A tale of two tickets

In the past few days I have revived my live music attendance, with two shows in very different experiences.

Firstly on Saturday, I was at the Libertines semi-triumphant return in London’s Hyde Park. I say semi-triumphant, as the environment was Apocalypse Now-ish in its disorganisation.

Let’s take it step by step. We (myself, my wife and a group of friends) arrived around 4pm during the set by Maximo Park, one of many bands on the bill who were past their heyday, but whose heyday produced a damn good album. They sounded ok, but we were in after visiting the opening of Beavertown brewery’s tap room and nature called. There were too few toilet facilities near the entrance meaning the hoardings became a public urinal. This is hard to stop and what security I did see were not moved to do anything either.

I’m not defending the Royal Parks despite my two half marathons in there, but this is easy to solve with more facilities.

Next we hit the bars, with thousands of others in an attempt to pay £5 for plastic glasses of Fosters. Hey at least the bars were accepting contact less cards and they put a queuing system in later, shame the organisers didn’t have the foresight to do this in advance and save a lot of aggrevation.

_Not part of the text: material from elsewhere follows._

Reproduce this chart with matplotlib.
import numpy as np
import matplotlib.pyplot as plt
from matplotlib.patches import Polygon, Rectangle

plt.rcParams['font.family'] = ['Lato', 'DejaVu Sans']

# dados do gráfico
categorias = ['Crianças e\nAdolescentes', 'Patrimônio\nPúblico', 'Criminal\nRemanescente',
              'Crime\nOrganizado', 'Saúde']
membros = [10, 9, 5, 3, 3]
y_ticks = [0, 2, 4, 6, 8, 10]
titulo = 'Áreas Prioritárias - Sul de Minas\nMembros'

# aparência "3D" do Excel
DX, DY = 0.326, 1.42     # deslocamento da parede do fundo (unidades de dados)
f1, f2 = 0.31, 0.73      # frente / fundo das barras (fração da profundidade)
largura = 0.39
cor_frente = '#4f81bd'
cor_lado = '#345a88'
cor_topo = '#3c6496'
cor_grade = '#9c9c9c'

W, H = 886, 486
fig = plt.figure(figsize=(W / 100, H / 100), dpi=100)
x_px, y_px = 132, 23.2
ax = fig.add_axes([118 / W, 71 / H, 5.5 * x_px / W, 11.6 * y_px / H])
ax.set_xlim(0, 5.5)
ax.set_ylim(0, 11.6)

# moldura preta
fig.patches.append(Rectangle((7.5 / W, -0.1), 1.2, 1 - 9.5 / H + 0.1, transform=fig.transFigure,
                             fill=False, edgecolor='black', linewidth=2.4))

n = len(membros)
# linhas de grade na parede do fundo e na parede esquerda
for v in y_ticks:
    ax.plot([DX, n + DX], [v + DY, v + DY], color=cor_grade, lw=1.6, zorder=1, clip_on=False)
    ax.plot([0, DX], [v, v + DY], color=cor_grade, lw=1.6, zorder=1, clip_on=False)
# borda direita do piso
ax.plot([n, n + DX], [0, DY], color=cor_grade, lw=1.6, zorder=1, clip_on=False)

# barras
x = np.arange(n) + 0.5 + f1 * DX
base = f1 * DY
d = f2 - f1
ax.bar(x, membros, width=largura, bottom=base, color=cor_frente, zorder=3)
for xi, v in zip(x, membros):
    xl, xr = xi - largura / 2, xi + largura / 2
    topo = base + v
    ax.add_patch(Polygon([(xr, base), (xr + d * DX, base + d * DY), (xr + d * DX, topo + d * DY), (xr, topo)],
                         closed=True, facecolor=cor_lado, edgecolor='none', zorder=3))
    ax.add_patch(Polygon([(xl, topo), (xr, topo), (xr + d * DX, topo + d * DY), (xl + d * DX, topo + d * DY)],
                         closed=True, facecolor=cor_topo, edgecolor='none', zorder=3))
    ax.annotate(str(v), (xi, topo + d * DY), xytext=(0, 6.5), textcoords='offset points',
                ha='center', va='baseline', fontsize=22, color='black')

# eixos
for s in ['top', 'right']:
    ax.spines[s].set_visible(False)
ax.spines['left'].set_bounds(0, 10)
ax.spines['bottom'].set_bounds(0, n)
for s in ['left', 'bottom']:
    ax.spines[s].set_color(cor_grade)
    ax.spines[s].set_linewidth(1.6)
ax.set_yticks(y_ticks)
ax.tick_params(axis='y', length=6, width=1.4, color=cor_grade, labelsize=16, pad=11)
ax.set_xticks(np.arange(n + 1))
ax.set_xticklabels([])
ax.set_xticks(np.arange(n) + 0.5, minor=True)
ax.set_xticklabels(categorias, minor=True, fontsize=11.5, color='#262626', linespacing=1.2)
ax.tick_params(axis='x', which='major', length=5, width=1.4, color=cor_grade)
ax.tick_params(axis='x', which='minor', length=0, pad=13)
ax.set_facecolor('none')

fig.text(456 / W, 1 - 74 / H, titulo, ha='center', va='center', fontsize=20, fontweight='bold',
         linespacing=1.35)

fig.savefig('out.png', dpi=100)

The food lines were long, and around the stage area, there were more toilet facilities but same story unfortunately.

Into the arena, and we found ourselves fairly centrally located with a decent view of the stage. However we were far from decent people – open use of drugs, people pissing and a huge fight which saw a member of our group caught up in it. Where were the security? Sadly absent.

The band themselves were actually very good. Considering they have not played together for the best part of 10 years, they sounded tight and well organised. What they could not prevent was the crowd surges and trouble which caused them to stop during two songs, as well as their support act The Pogues.

We stayed for most of it, but headed to the empty back of the arena and it got a bit more tolerable. The band finished sounding like the plug had been pulled, perhaps it was after naked people started climbing the speaker/delay towers.

All in all, not a pleasant experience. In fact, the most unpleasant since I went to Milton Keynes to see Eminem in 2003 and saw plastic bottle battles, still at least both Marshall didn’t get interrupted.


Moving on to the next live event three days later, and it could not have been different. An audience of metal fans of varying ages where the biggest grumble was the three-deep queue at Kentish Town’s Assembly House.

Extreme announced these shows, playing their second album, 1992’s Pornograffiti. An album-order and hits gig that lasted two hours? Thanks very much!

My wife and I ended up next to three mid 40s men who were not only entertaining company, but bought us beer – yes no fighting here but pure solid entertainment from the band and audience.

What is the answer? Only go to gigs that are indoors? Only see bands touring albums 20+ years old where the audience are there to listen and enjoy? Arguably yes. In the same way that I get annoyed at people who buy cinema tickets and then talk all the way through it, I don’t understand how you pay all that money for a concert ticket to cause aggro.

I don’t do drugs but am also not anti them, but it would be decent to know how to be sociable whilst under the influence.

Final word is for the organisers, just organise properly. You know who is coming and know how to prepare, it’s not rocket science, just organising a live event and there has not been any experiences like this in my previous experiences.

Mind you, it was bands performing 20+ year old albums.